Afrique : Après le G20 décevant, il faut préparer Abidjan

Humeur n°202 -
Lundi 10 Juillet 2017 - Jean-Louis Guigou

Avec beaucoup d’obstination et de volonté, la chancelière allemande et son gouvernement ont voulu donner à l’Afrique une place de choix dans le G20. Les milieux diplomatiques allemands parlaient même d’un plan Marchal pour l’Afrique. Or la déclaration finale fut beaucoup moins ambitieuse qu’espérée. Ce fut, à la limite, une déception. Seuls deux points figurent dans la déclaration finale des chefs d’Etat, d’une part aider les pays africains volontaires qui ont déjà toutes les chances de réussir leurs décollages (Côte d’Ivoire, Nigéria, Ethiopie, Maroc, Algérie, Tunisie, etc…). D’autre part encourager les investissements privés à venir s’investir pour produire et créer des emplois en Afrique.

Mais dans cette réunion du G20 le plus intéressant fut la prise de conscience par l’Allemagne de l’intérêt que représente l’Afrique pour l’Europe. A partir des menaces de migrations, de plus en plus massives, de l’Afrique vers l’Europe, les Allemands sont arrivés à la conclusion que le seul moyen efficace était de contribuer au développement de l’Afrique en y créant des emplois et non pas en exportant des biens. Les Allemands veulent reproduire en Afrique ce qu’ils ont fait dans les pays d’Europe centrale et orientale (PECO). Ce n’est plus le travail qui migrent vers le capital mais le capital qui se déplace vers les populations.
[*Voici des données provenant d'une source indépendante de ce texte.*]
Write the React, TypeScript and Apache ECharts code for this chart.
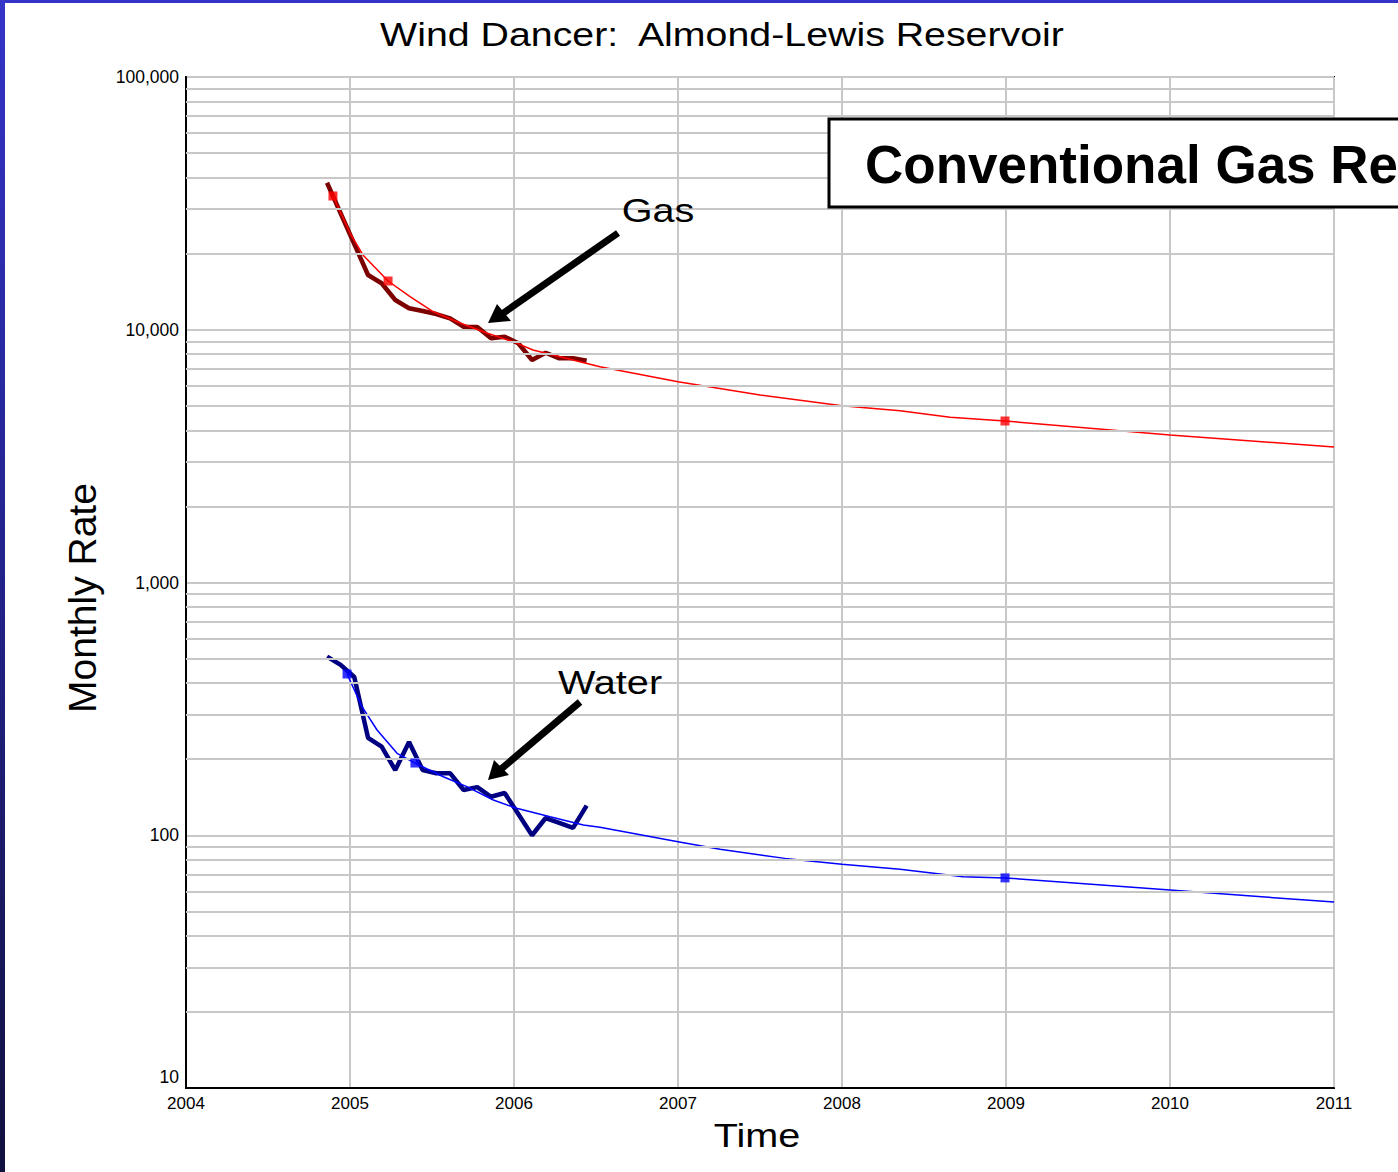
import React, { useEffect, useRef } from "react";
import * as echarts from "echarts";

// ---- data ----
const xTickYears = [2004, 2005, 2006, 2007, 2008, 2009, 2010, 2011];
const yDecades = [10, 100, 1000, 10000, 100000];

const gasObsYears = [2004.86, 2005.11, 2005.193, 2005.276, 2005.36, 2005.443, 2005.526, 2005.61, 2005.693, 2005.776, 2005.86, 2005.943, 2006.026, 2006.11, 2006.193, 2006.276, 2006.36, 2006.443];
const gasObsRates = [38170, 16470, 15270, 13115, 12160, 11865, 11540, 11100, 10280, 10250, 9250, 9390, 8840, 7590, 8110, 7710, 7710, 7545];

const waterObsYears = [2004.86, 2004.943, 2005.026, 2005.11, 2005.193, 2005.276, 2005.36, 2005.443, 2005.526, 2005.61, 2005.693, 2005.776, 2005.86, 2005.943, 2006.11, 2006.193, 2006.276, 2006.36, 2006.443];
const waterObsRates = [509, 472, 423, 243, 224, 181, 234, 181, 176, 176, 151, 155, 142, 147, 100, 117, 112, 107, 131];

const gasFcYears = [2004.896, 2005.0, 2005.079, 2005.232, 2005.366, 2005.506, 2005.671, 2005.834, 2005.994, 2006.116, 2006.524, 2007.0, 2007.5, 2008.0, 2008.354, 2008.659, 2008.994, 2010.0, 2011.0];
const gasFcRates = [33820, 24140, 19760, 15590, 13510, 11790, 10630, 9708, 8970, 8316, 7142, 6230, 5518, 5006, 4783, 4504, 4355, 3834, 3437];

const waterFcYears = [2004.982, 2005.073, 2005.165, 2005.287, 2005.407, 2005.569, 2005.712, 2005.874, 2006.016, 2006.22, 2006.423, 2006.524, 2007.0, 2007.256, 2007.652, 2008.0, 2008.354, 2008.738, 2008.994, 2010.0, 2011.0];
const waterFcRates = [434.5, 322.6, 260.8, 210.9, 191.4, 170.4, 155.7, 137.9, 127.8, 118.4, 109.8, 107.5, 94.3, 88.0, 81.0, 76.7, 73.3, 68.5, 67.8, 60.7, 54.4];

const gasMarkYears = [2004.896, 2005.232, 2008.994];
const gasMarkRates = [33820, 15590, 4355];
const waterMarkYears = [2004.982, 2005.396, 2008.994];
const waterMarkRates = [434.5, 193.1, 67.8];

const minorMultipliers = [2, 3, 4, 5, 6, 7, 8, 9];

const FONT = "'Liberation Sans', Arial, Helvetica, sans-serif";

function pairs(xs: number[], ys: number[]) {
  return xs.map((x, i) => [x, ys[i]]);
}

export default function App() {
  const ref = useRef<HTMLDivElement>(null);

  useEffect(() => {
    document.body.style.margin = "0";
    if (!ref.current) return;
    const chart = echarts.init(ref.current, null, { renderer: "svg" });

    const minorGrid: number[] = [];
    yDecades.slice(0, -1).forEach((d) => minorMultipliers.forEach((m) => minorGrid.push(d * m)));

    const gridLine = { color: "#c8c8c8", width: 2 };

    chart.setOption({
      animation: false,
      backgroundColor: "#ffffff",
      grid: {
        left: 186,
        right: 64,
        top: 77,
        bottom: 84,
        show: true,
        borderColor: "#000",
        borderWidth: 2,
        backgroundColor: "transparent",
      },
      xAxis: {
        type: "value",
        min: xTickYears[0],
        max: xTickYears[xTickYears.length - 1],
        interval: 1,
        axisLine: { lineStyle: { color: "#000", width: 2 } },
        axisTick: { show: false },
        axisLabel: {
          formatter: (v: number) => String(v),
          fontSize: 17,
          color: "#000",
          fontFamily: FONT,
          margin: 7,
        },
        splitLine: { show: true, lineStyle: gridLine },
      },
      yAxis: {
        type: "log",
        logBase: 10,
        min: yDecades[0],
        max: yDecades[yDecades.length - 1],
        axisLine: { lineStyle: { color: "#000", width: 2 } },
        axisTick: { show: false },
        axisLabel: {
          formatter: (v: number) =>
            v === yDecades[0] ? "{low|" + v.toLocaleString("en-US") + "}" : v.toLocaleString("en-US"),
          fontSize: 17.5,
          color: "#000",
          fontFamily: FONT,
          margin: 7,
          rich: { low: { fontSize: 17.5, fontFamily: FONT, color: "#000", padding: [0, 0, 22, 0] } },
        },
        splitLine: { show: true, lineStyle: gridLine },
      },
      series: [
        {
          name: "grid",
          type: "line",
          data: [],
          silent: true,
          z: 1,
          markLine: {
            silent: true,
            symbol: ["none", "none"],
            label: { show: false },
            lineStyle: { color: "#c8c8c8", width: 2, type: "solid" },
            emphasis: { disabled: true },
            data: minorGrid.map((v) => ({ yAxis: v })),
          },
        },
        {
          name: "Gas observed",
          type: "line",
          data: pairs(gasObsYears, gasObsRates),
          showSymbol: false,
          lineStyle: { color: "#7d0000", width: 4.5 },
          z: 3,
        },
        {
          name: "Water observed",
          type: "line",
          data: pairs(waterObsYears, waterObsRates),
          showSymbol: false,
          lineStyle: { color: "#000080", width: 4.5 },
          z: 3,
        },
        {
          name: "Gas forecast",
          type: "line",
          data: pairs(gasFcYears, gasFcRates),
          showSymbol: false,
          lineStyle: { color: "#ff0000", width: 1.5 },
          z: 4,
        },
        {
          name: "Water forecast",
          type: "line",
          data: pairs(waterFcYears, waterFcRates),
          showSymbol: false,
          lineStyle: { color: "#0000ff", width: 1.5 },
          z: 4,
        },
        {
          name: "Gas points",
          type: "scatter",
          data: pairs(gasMarkYears, gasMarkRates),
          symbol: "rect",
          symbolSize: 9,
          itemStyle: { color: "#ff0000" },
          z: 5,
        },
        {
          name: "Water points",
          type: "scatter",
          data: pairs(waterMarkYears, waterMarkRates),
          symbol: "rect",
          symbolSize: 9,
          itemStyle: { color: "#0000ff" },
          z: 5,
        },
      ],
      graphic: [
        {
          type: "rect",
          shape: { x: 0, y: 0, width: 5, height: 1172 },
          style: {
            fill: new echarts.graphic.LinearGradient(0, 0, 0, 1, [
              { offset: 0, color: "#3434c8" },
              { offset: 0.5, color: "#22228a" },
              { offset: 1, color: "#12103e" },
            ]),
          },
          z: 100,
        },
        {
          type: "rect",
          shape: { x: 0, y: 0, width: 1398, height: 3 },
          style: { fill: "#3434c8" },
          z: 100,
        },
        {
          type: "text",
          x: 722,
          y: 35,
          scaleX: 1.21,
          style: {
            text: "Wind Dancer:  Almond-Lewis Reservoir",
            fontSize: 32.5,
            fontFamily: FONT,
            fill: "#000",
            align: "center",
            verticalAlign: "middle",
          },
          z: 100,
        },
        {
          type: "text",
          x: 82,
          y: 598,
          rotation: Math.PI / 2,
          style: {
            text: "Monthly Rate",
            fontSize: 39,
            fontFamily: FONT,
            fill: "#000",
            align: "center",
            verticalAlign: "middle",
          },
          z: 100,
        },
        {
          type: "text",
          x: 757,
          y: 1136,
          scaleX: 1.2,
          style: {
            text: "Time",
            fontSize: 33,
            fontFamily: FONT,
            fill: "#000",
            align: "center",
            verticalAlign: "middle",
          },
          z: 100,
        },
        {
          type: "text",
          x: 658,
          y: 211,
          scaleX: 1.2,
          style: {
            text: "Gas",
            fontSize: 33,
            fontFamily: FONT,
            fill: "#000",
            align: "center",
            verticalAlign: "middle",
          },
          z: 100,
        },
        {
          type: "text",
          x: 610,
          y: 683,
          scaleX: 1.2,
          style: {
            text: "Water",
            fontSize: 33,
            fontFamily: FONT,
            fill: "#000",
            align: "center",
            verticalAlign: "middle",
          },
          z: 100,
        },
        {
          type: "line",
          shape: { x1: 618, y1: 233, x2: 502, y2: 314 },
          style: { stroke: "#000", lineWidth: 7 },
          z: 100,
        },
        {
          type: "polygon",
          shape: { points: [[488, 323], [497, 304], [511, 321]] },
          style: { fill: "#000" },
          z: 100,
        },
        {
          type: "line",
          shape: { x1: 580, y1: 702, x2: 500, y2: 770 },
          style: { stroke: "#000", lineWidth: 7 },
          z: 100,
        },
        {
          type: "polygon",
          shape: { points: [[488, 780], [494, 760], [509, 775]] },
          style: { fill: "#000" },
          z: 100,
        },
        {
          type: "rect",
          shape: { x: 829, y: 119, width: 620, height: 88 },
          style: { fill: "#fff", stroke: "#000", lineWidth: 3 },
          z: 110,
        },
        {
          type: "text",
          x: 865,
          y: 164,
          style: {
            text: "Conventional Gas Re",
            fontSize: 53,
            fontWeight: "bold",
            fontFamily: FONT,
            fill: "#000",
            align: "left",
            verticalAlign: "middle",
          },
          z: 111,
        },
      ],
    });

    return () => chart.dispose();
  }, []);

  return (
    <div
      ref={ref}
      style={{ position: "absolute", left: 0, top: 0, width: 1398, height: 1172 }}
    />
  );
}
Cette vision de l'Afrique par les Allemands s’inscrit tout à fait dans un impératif géopolitique beaucoup plus vaste consistant à faire l’alliance régionale Europe-Méditerranée-Afrique. En effet cette grande région doit se constituer pour mutualiser les solutions face aux défis communs que constituent le terrorisme, l’émigration et le réchauffement climatique.

Mais face à ces défis, une opportunité historique se dessine : l’Afrique peut devenir l’usine du monde du XXIème siècle. C’est l’intérêt des chinois qui entendent implanter en Afrique quelques 85 millions d’emplois par suite de l’augmentation des revenus des classes moyennes en chine ; c’est l’intérêt des africains qui selon Jean-Michel Severino, se lancent avec gourmandise et pugnacité dans l’aventure industrielle afin de satisfaire les besoins locaux pour les classes moyenne émergentes ; c’est l’intérêt enfin des européens de coproduire avec les africains pour se lancer ensemble dans la conquête des grands marchés des pays émergents.

Enfin construire cette grande région Europe-Méditerranée-Afrique est un impératif politique car il s’agit de rattraper le retard par rapport aux Etats-Unis qui sont très investis dans l’intégration économiques des pays de l’Amérique du Sud et par rapport à la Chine qui est très investie dans l’intégration des pays du Sud-Est asiatique. Comme le souligne le dernier rapport de la CIA sur l’état du monde en 2050 « des zones d’influence privilégiées sont en train de se constituer sous l’impulsion des Etats-Unis et de la Chine ». Mais ce rapport ne mentionne pas, ou très peu, l’influence que peut avoir l’Europe sur le développement des pays africains. Pour peser dans le monde multipolaire, l’Europe et l’Afrique ont intérêt à renforcer leur coopération. Comment ? en faisant du sommet Afrique-Europe de fin novembre à Abidjan le grand rendez-vous historique des Africains et des Européens.

L’alliance avec l’Europe, en contrepoids de la puissance chinoise en Afrique doit être équitable. La France pourrait entraîner l’Europe et jouer de son capital sympathie. L’ambiance à Abidjan devrait être différente de celle d’Hambourg.

Lors de ce sommet Afrique-Europe d’Abidjan, trois outils devraient être mis en place :

  • Un outil politique – un new deal – où seraient clairement posées les questions du passé colonial, de la corruption, et de coproduction,
  • Un outil financier avec une institution paritaire où se retrouveront la BAD, la BEI et la Banque Arabe du développement pour l’Afrique,
  • Un outil intellectuel avec une fondation La Verticale Afrique Méditerranée Europe véritable creuset économique et politique pour ensemble accélérer les transitions et progresser dans l’intégration économique et culturelle de deux continent, l’Europe et l’Afrique, avec la Méditerranée comme pivot.

Le sommet Afrique-Europe à Abidjan devrait être le point de départ d’une grande aventure collective, celle des peuples et des jeunes d’Afrique et d’Europe qui s’approprient leur destin.